Instructions to follow
Reproduce exactly, with no pictures, each line from the opening of the material down through the line containing "plt.rcParams['font.family'] = ['Liberation".

## begin

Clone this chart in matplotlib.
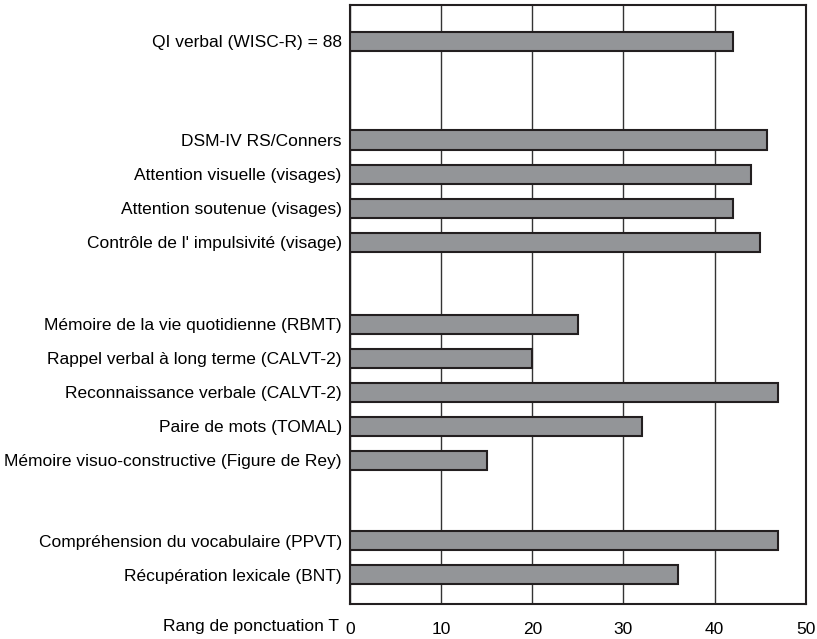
import matplotlib.pyplot as plt

plt.rcParams['font.family'] = ['Liberation Sans', 'DejaVu Sans']

# data, top to bottom, in groups
groups = [
    ["QI verbal (WISC-R) = 88"],
    ["DSM-IV RS/Conners",
     "Attention visuelle (visages)",
     "Attention soutenue (visages)",
     "Contrôle de l' impulsivité (visage)"],
    ["Mémoire de la vie quotidienne (RBMT)",
     "Rappel verbal à long terme (CALVT-2)",
     "Reconnaissance verbale (CALVT-2)",
     "Paire de mots (TOMAL)",
     "Mémoire visuo-constructive (Figure de Rey)"],
    ["Compréhension du vocabulaire (PPVT)",
     "Récupération lexicale (BNT)"],
]
scores = [
    [42],
    [45.7, 44, 42, 45],
    [25, 20, 47, 32, 15],
    [47, 36],
]
xticks = [0, 10, 20, 30, 40, 50]

# layout: row positions with gaps between groups
gaps = [2.9, 2.4, 2.35]
labels, values, ypos = [], [], []
y = 1.05
for gi, (g, s) in enumerate(zip(groups, scores)):
    for lab, v in zip(g, s):
        labels.append(lab)
        values.append(v)
        ypos.append(y)
        y += 1
    if gi < len(gaps):
        y += gaps[gi] - 1
y_bottom = ypos[-1] + 0.86

fig = plt.figure(figsize=(8.17, 6.39), dpi=100)
ax = fig.add_axes([0.4284, 0.0548, 0.9862 - 0.4284, 0.9917 - 0.0548])

ax.barh(ypos, values, height=0.56, color='#939598', edgecolor='#231f20',
        linewidth=1.5, zorder=3)

ax.set_xlim(0, 50)
ax.set_ylim(y_bottom, 0)
ax.set_xticks(xticks)
ax.set_yticks(ypos)
ax.set_yticklabels(labels, fontsize=12.5)
ax.tick_params(axis='y', length=0, pad=6)
ax.tick_params(axis='x', length=0, pad=13, labelsize=12.5)
ax.grid(axis='x', color='#333333', linewidth=1, zorder=0)

for sp in ax.spines.values():
    sp.set_linewidth(1.5)
    sp.set_color('#231f20')

fig.text(0.415, 1 - 627 / 639, "Rang de ponctuation T", ha='right', va='center',
         fontsize=12.5)

plt.savefig('out.png', dpi=100)
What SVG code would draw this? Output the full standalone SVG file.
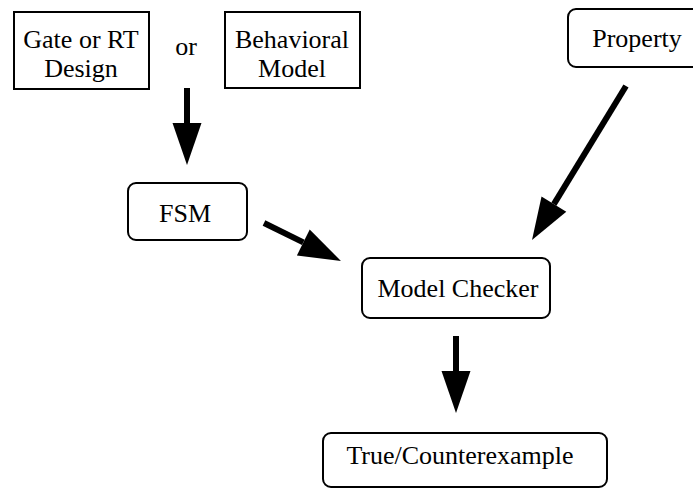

## end

Solution to the exercise
Clone this chart in matplotlib.
import matplotlib.pyplot as plt

plt.rcParams['font.family'] = ['Liberation Sans', 'DejaVu Sans']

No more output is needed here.